Pêle-mêle, Ladislas Chollat évoque aussi son goût pour l’écriture, son envie d’aller vers le cinéma, sa passion pour les acteurs. Aurore Auteuil, qu’il dirige dans Sahar et Jeremy, justement assise non loin de nous dans le salon de thé, est décrite par ce dernier comme une actrice à l’état brut, éminemment poétique. Dans ce « seul en scène » qu’est Sahar et Jeremy, elle incarne deux personnages à la fois, un jeune homme et une jeune femme, deux mal aimés qui soulèvent la question suivante : peut-on aimer sans avoir été aimés auparavant ?

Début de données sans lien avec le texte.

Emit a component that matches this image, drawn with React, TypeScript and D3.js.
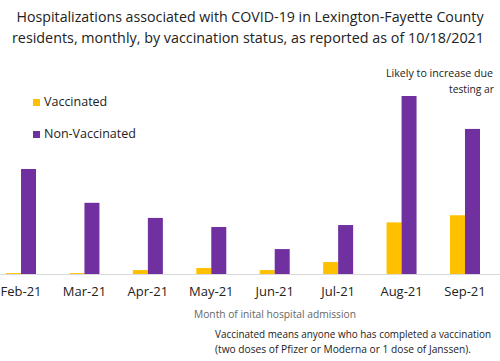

« J’aime le théâtre parce que c’est l’art du présent. Et je me méfie de toutes les théories que l’on peut avancer sur le théâtre, ou le vieux débat sur le théâtre public et le théâtre privé. Pour ma part, j’ai les mains dans le cambouis, en tant que metteur en scène, et je ne me préoccupe de rien d’autre. J’aime pouvoir tout dire à mes comédiens. Rester doux dans ma façon de les diriger mais savoir en même temps les mettre en danger. Car le théâtre, c’est avant tout un métier du danger.

Gourmand, Ladislas Chollat évoque son prochain projet de comédie musicale avec France Gall au Palais des Sports : « J’aimerai créer une comédie musicale comme celles que l’on peut voir à Londres ou à New York. Je pense être plus américain ou anglais dans ma tête que français. Parce qu’il n’y a pas de tiroir chez les Anglais : un acteur anglais peut jouer à la Royal Shakespeare Company le matin et jouer un travesti dans un cabaret l’après-midi et ça ne posera pas de problèmes. En France, tu ne peux pas faire ça si tu as déjà fais autre chose et pour moi, être artiste, c’est justement le contraire. C’est impossible de vivre dans un tiroir ! »

En guise de conclusion à ce bel entretien, Ladislas Chollat précise : « Pour moi, ce qui compte c’est faire mon métier : voyager à travers les auteurs qui comptent, aller vers les choses les plus diverses possibles si elles racontent quelque chose qui va marquer le public. »

Un grand merci à Ladislas Chollat pour son précieux temps ainsi accordé.